◆ Aim of the exercise: Produce an exact transcription of the listing below, omitting the pictures.

◆ Data segment:
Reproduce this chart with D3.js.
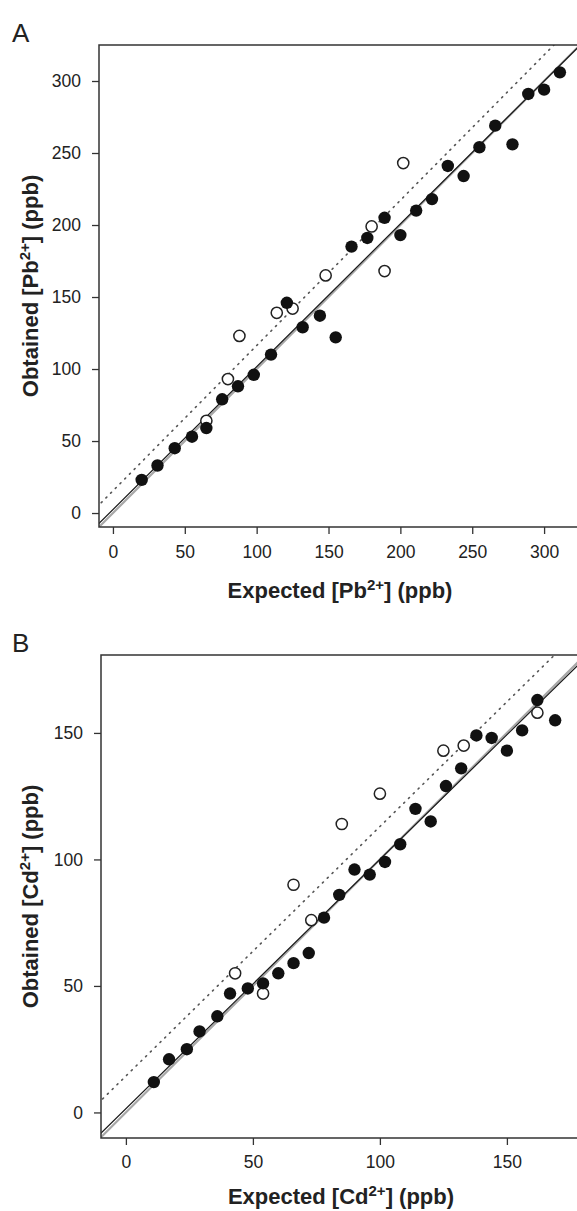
<!DOCTYPE html>
<html>
<head>
<meta charset="utf-8">
<script src="https://cdn.jsdelivr.net/npm/d3@7"></script>
<style>
  body { margin: 0; background: #fff; }
  svg { display: block; font-family: "Liberation Sans", Arial, sans-serif; }
  .tick text { font-size: 17.5px; fill: #222; }
  .tick line { stroke: #333; stroke-width: 1.3; }
</style>
</head>
<body>
<svg id="chart" width="577" height="1211"></svg>
<script>
// panel A: Pb2+
var pbFilledX = [20, 31, 43, 55, 65, 76, 87, 98, 110, 121, 132, 144, 155, 166, 177, 189, 200, 211, 222, 233, 244, 255, 266, 278, 289, 300, 311];
var pbFilledY = [23, 33, 45, 53, 59, 79, 88, 96, 110, 146, 129, 137, 122, 185, 191, 205, 193, 210, 218, 241, 234, 254, 269, 256, 291, 294, 306];
var pbOpenX = [65, 80, 88, 114, 125, 148, 180, 189, 202];
var pbOpenY = [64, 93, 123, 139, 142, 165, 199, 168, 243];
var pbTicks = [0, 50, 100, 150, 200, 250, 300];
// lines: identity (grey), fit of filled (black), fit of open (dotted)
var pbSlopes = [1.0, 0.992, 1.009];
var pbIntercepts = [0, 2.4, 15.4];

// panel B: Cd2+
var cdFilledX = [11, 17, 24, 29, 36, 41, 48, 54, 60, 66, 72, 78, 84, 90, 96, 102, 108, 114, 120, 126, 132, 138, 144, 150, 156, 162, 169];
var cdFilledY = [12, 21, 25, 32, 38, 47, 49, 51, 55, 59, 63, 77, 86, 96, 94, 99, 106, 120, 115, 129, 136, 149, 148, 143, 151, 163, 155];
var cdOpenX = [43, 54, 66, 73, 85, 100, 125, 133, 162];
var cdOpenY = [55, 47, 90, 76, 114, 126, 143, 145, 158];
var cdTicks = [0, 50, 100, 150];
var cdSlopes = [1.0, 0.985, 0.986];
var cdIntercepts = [0, 1.5, 14.4];

var svg = d3.select("#chart");

function drawPanel(p) {
    var g = svg.append("g");
    var x = d3.scaleLinear().domain(p.xDomain).range([p.left, p.right]);
    var y = d3.scaleLinear().domain(p.yDomain).range([p.bottom, p.top]);

    var clipId = "clip" + p.letter;
    svg.append("clipPath").attr("id", clipId)
        .append("rect")
        .attr("x", p.left).attr("y", p.top)
        .attr("width", p.right - p.left).attr("height", p.bottom - p.top);

    // panel letter
    g.append("text")
        .attr("x", 12).attr("y", p.top - 3)
        .style("font-size", "26px").style("fill", "#222")
        .text(p.letter);

    // lines
    var lineStyles = [
        { stroke: "#a8a8a8", width: 2.2, dash: null },
        { stroke: "#1a1a1a", width: 1.2, dash: null },
        { stroke: "#555", width: 1.6, dash: "1.2,5.5" }
    ];
    var lines = g.append("g").attr("clip-path", "url(#" + clipId + ")");
    p.slopes.forEach(function(s, i) {
        var b = p.intercepts[i];
        var x0 = p.xDomain[0] - 5, x1 = p.xDomain[1] + 5;
        var st = lineStyles[i];
        lines.append("line")
            .attr("x1", x(x0)).attr("y1", y(s * x0 + b))
            .attr("x2", x(x1)).attr("y2", y(s * x1 + b))
            .attr("stroke", st.stroke)
            .attr("stroke-width", st.width)
            .attr("stroke-linecap", "round")
            .attr("stroke-dasharray", st.dash);
    });

    // points
    var filled = p.filledX.map(function(v, i) { return [v, p.filledY[i]]; });
    var open = p.openX.map(function(v, i) { return [v, p.openY[i]]; });

    g.append("g").selectAll("circle")
        .data(open).enter().append("circle")
        .attr("cx", function(d) { return x(d[0]); })
        .attr("cy", function(d) { return y(d[1]); })
        .attr("r", 5.6)
        .attr("fill", "#fff")
        .attr("stroke", "#222")
        .attr("stroke-width", 1.5);

    g.append("g").selectAll("circle")
        .data(filled).enter().append("circle")
        .attr("cx", function(d) { return x(d[0]); })
        .attr("cy", function(d) { return y(d[1]); })
        .attr("r", 6.2)
        .attr("fill", "#111");

    // box (right side runs off the page)
    g.append("path")
        .attr("d", "M" + (p.right + 5) + "," + p.top + "H" + p.left + "V" + p.bottom + "H" + (p.right + 5))
        .attr("fill", "none")
        .attr("stroke", "#333")
        .attr("stroke-width", 1.5);

    // axes
    g.append("g")
        .attr("transform", "translate(0," + p.bottom + ")")
        .call(d3.axisBottom(x).tickValues(p.ticks).tickSize(7).tickPadding(p.xPad))
        .call(function(a) { a.select(".domain").remove(); });

    g.append("g")
        .attr("transform", "translate(" + p.left + ",0)")
        .call(d3.axisLeft(y).tickValues(p.ticks).tickSize(7).tickPadding(11))
        .call(function(a) { a.select(".domain").remove(); });

    // axis titles
    var xt = g.append("text")
        .attr("x", (p.left + 577) / 2 + 2)
        .attr("y", p.bottom + p.xTitleOff)
        .attr("text-anchor", "middle")
        .style("font-size", "22px").style("font-weight", "bold").style("fill", "#222");
    xt.append("tspan").text("Expected [" + p.ion);
    xt.append("tspan").attr("baseline-shift", "super").style("font-size", "15px").text("2+");
    xt.append("tspan").text("] (ppb)");

    var yt = g.append("text")
        .attr("transform", "translate(38," + ((p.top + p.bottom) / 2) + ") rotate(-90)")
        .attr("text-anchor", "middle")
        .style("font-size", "22px").style("font-weight", "bold").style("fill", "#222");
    yt.append("tspan").text("Obtained [" + p.ion);
    yt.append("tspan").attr("baseline-shift", "super").style("font-size", "15px").text("2+");
    yt.append("tspan").text("] (ppb)");
}

drawPanel({
    letter: "A", ion: "Pb",
    left: 99, right: 577, top: 45, bottom: 527,
    xDomain: [-9.7, 322.9], yDomain: [-9.7, 325],
    xPad: 12, xTitleOff: 71,
    ticks: pbTicks,
    filledX: pbFilledX, filledY: pbFilledY, openX: pbOpenX, openY: pbOpenY,
    slopes: pbSlopes, intercepts: pbIntercepts
});

drawPanel({
    letter: "B", ion: "Cd",
    left: 101, right: 577, top: 655, bottom: 1138,
    xDomain: [-9.8, 177.6], yDomain: [-10.1, 180.8],
    xPad: 11, xTitleOff: 66,
    ticks: cdTicks,
    filledX: cdFilledX, filledY: cdFilledY, openX: cdOpenX, openY: cdOpenY,
    slopes: cdSlopes, intercepts: cdIntercepts
});
</script>
</body>
</html>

◆ Output for this exercise:
Reproduce this chart with D3.js.
<!DOCTYPE html>
<html>
<head>
<meta charset="utf-8">
<script src="https://cdn.jsdelivr.net/npm/d3@7"></script>
<style>
  body { margin: 0; background: #fff; }
  svg { display: block; font-family: "Liberation Sans", Arial, sans-serif; }
  .tick text { font-size: 17.5px; fill: #222; }
  .tick line { stroke: #333; stroke-width: 1.3; }
</style>
</head>
<body>
<svg id="chart" width="577" height="1211"></svg>
<script>
// panel A: Pb2+
var pbFilledX = [20, 31, 43, 55, 65, 76, 87, 98, 110, 121, 132, 144, 155, 166, 177, 189, 200, 211, 222, 233, 244, 255, 266, 278, 289, 300, 311];
var pbFilledY = [23, 33, 45, 53, 59, 79, 88, 96, 110, 146, 129, 137, 122, 185, 191, 205, 193, 210, 218, 241, 234, 254, 269, 256, 291, 294, 306];
var pbOpenX = [65, 80, 88, 114, 125, 148, 180, 189, 202];
var pbOpenY = [64, 93, 123, 139, 142, 165, 199, 168, 243];
var pbTicks = [0, 50, 100, 150, 200, 250, 300];
// lines: identity (grey), fit of filled (black), fit of open (dotted)
var pbSlopes = [1.0, 0.992, 1.009];
var pbIntercepts = [0, 2.4, 15.4];

// panel B: Cd2+
var cdFilledX = [11, 17, 24, 29, 36, 41, 48, 54, 60, 66, 72, 78, 84, 90, 96, 102, 108, 114, 120, 126, 132, 138, 144, 150, 156, 162, 169];
var cdFilledY = [12, 21, 25, 32, 38, 47, 49, 51, 55, 59, 63, 77, 86, 96, 94, 99, 106, 120, 115, 129, 136, 149, 148, 143, 151, 163, 155];
var cdOpenX = [43, 54, 66, 73, 85, 100, 125, 133, 162];
var cdOpenY = [55, 47, 90, 76, 114, 126, 143, 145, 158];
var cdTicks = [0, 50, 100, 150];
var cdSlopes = [1.0, 0.985, 0.986];
var cdIntercepts = [0, 1.5, 14.4];

var svg = d3.select("#chart");

function drawPanel(p) {
    var g = svg.append("g");
    var x = d3.scaleLinear().domain(p.xDomain).range([p.left, p.right]);
    var y = d3.scaleLinear().domain(p.yDomain).range([p.bottom, p.top]);

    var clipId = "clip" + p.letter;
    svg.append("clipPath").attr("id", clipId)
        .append("rect")
        .attr("x", p.left).attr("y", p.top)
        .attr("width", p.right - p.left).attr("height", p.bottom - p.top);

    // panel letter
    g.append("text")
        .attr("x", 12).attr("y", p.top - 3)
        .style("font-size", "26px").style("fill", "#222")
        .text(p.letter);

    // lines
    var lineStyles = [
        { stroke: "#a8a8a8", width: 2.2, dash: null },
        { stroke: "#1a1a1a", width: 1.2, dash: null },
        { stroke: "#555", width: 1.6, dash: "1.2,5.5" }
    ];
    var lines = g.append("g").attr("clip-path", "url(#" + clipId + ")");
    p.slopes.forEach(function(s, i) {
        var b = p.intercepts[i];
        var x0 = p.xDomain[0] - 5, x1 = p.xDomain[1] + 5;
        var st = lineStyles[i];
        lines.append("line")
            .attr("x1", x(x0)).attr("y1", y(s * x0 + b))
            .attr("x2", x(x1)).attr("y2", y(s * x1 + b))
            .attr("stroke", st.stroke)
            .attr("stroke-width", st.width)
            .attr("stroke-linecap", "round")
            .attr("stroke-dasharray", st.dash);
    });

    // points
    var filled = p.filledX.map(function(v, i) { return [v, p.filledY[i]]; });
    var open = p.openX.map(function(v, i) { return [v, p.openY[i]]; });

    g.append("g").selectAll("circle")
        .data(open).enter().append("circle")
        .attr("cx", function(d) { return x(d[0]); })
        .attr("cy", function(d) { return y(d[1]); })
        .attr("r", 5.6)
        .attr("fill", "#fff")
        .attr("stroke", "#222")
        .attr("stroke-width", 1.5);

    g.append("g").selectAll("circle")
        .data(filled).enter().append("circle")
        .attr("cx", function(d) { return x(d[0]); })
        .attr("cy", function(d) { return y(d[1]); })
        .attr("r", 6.2)
        .attr("fill", "#111");

    // box (right side runs off the page)
    g.append("path")
        .attr("d", "M" + (p.right + 5) + "," + p.top + "H" + p.left + "V" + p.bottom + "H" + (p.right + 5))
        .attr("fill", "none")
        .attr("stroke", "#333")
        .attr("stroke-width", 1.5);

    // axes
    g.append("g")
        .attr("transform", "translate(0," + p.bottom + ")")
        .call(d3.axisBottom(x).tickValues(p.ticks).tickSize(7).tickPadding(p.xPad))
        .call(function(a) { a.select(".domain").remove(); });

    g.append("g")
        .attr("transform", "translate(" + p.left + ",0)")
        .call(d3.axisLeft(y).tickValues(p.ticks).tickSize(7).tickPadding(11))
        .call(function(a) { a.select(".domain").remove(); });

    // axis titles
    var xt = g.append("text")
        .attr("x", (p.left + 577) / 2 + 2)
        .attr("y", p.bottom + p.xTitleOff)
        .attr("text-anchor", "middle")
        .style("font-size", "22px").style("font-weight", "bold").style("fill", "#222");
    xt.append("tspan").text("Expected [" + p.ion);
    xt.append("tspan").attr("baseline-shift", "super").style("font-size", "15px").text("2+");
    xt.append("tspan").text("] (ppb)");

    var yt = g.append("text")
        .attr("transform", "translate(38," + ((p.top + p.bottom) / 2) + ") rotate(-90)")
        .attr("text-anchor", "middle")
        .style("font-size", "22px").style("font-weight", "bold").style("fill", "#222");
    yt.append("tspan").text("Obtained [" + p.ion);
    yt.append("tspan").attr("baseline-shift", "super").style("font-size", "15px").text("2+");
    yt.append("tspan").text("] (ppb)");
}

drawPanel({
    letter: "A", ion: "Pb",
    left: 99, right: 577, top: 45, bottom: 527,
    xDomain: [-9.7, 322.9], yDomain: [-9.7, 325],
    xPad: 12, xTitleOff: 71,
    ticks: pbTicks,
    filledX: pbFilledX, filledY: pbFilledY, openX: pbOpenX, openY: pbOpenY,
    slopes: pbSlopes, intercepts: pbIntercepts
});

drawPanel({
    letter: "B", ion: "Cd",
    left: 101, right: 577, top: 655, bottom: 1138,
    xDomain: [-9.8, 177.6], yDomain: [-10.1, 180.8],
    xPad: 11, xTitleOff: 66,
    ticks: cdTicks,
    filledX: cdFilledX, filledY: cdFilledY, openX: cdOpenX, openY: cdOpenY,
    slopes: cdSlopes, intercepts: cdIntercepts
});
</script>
</body>
</html>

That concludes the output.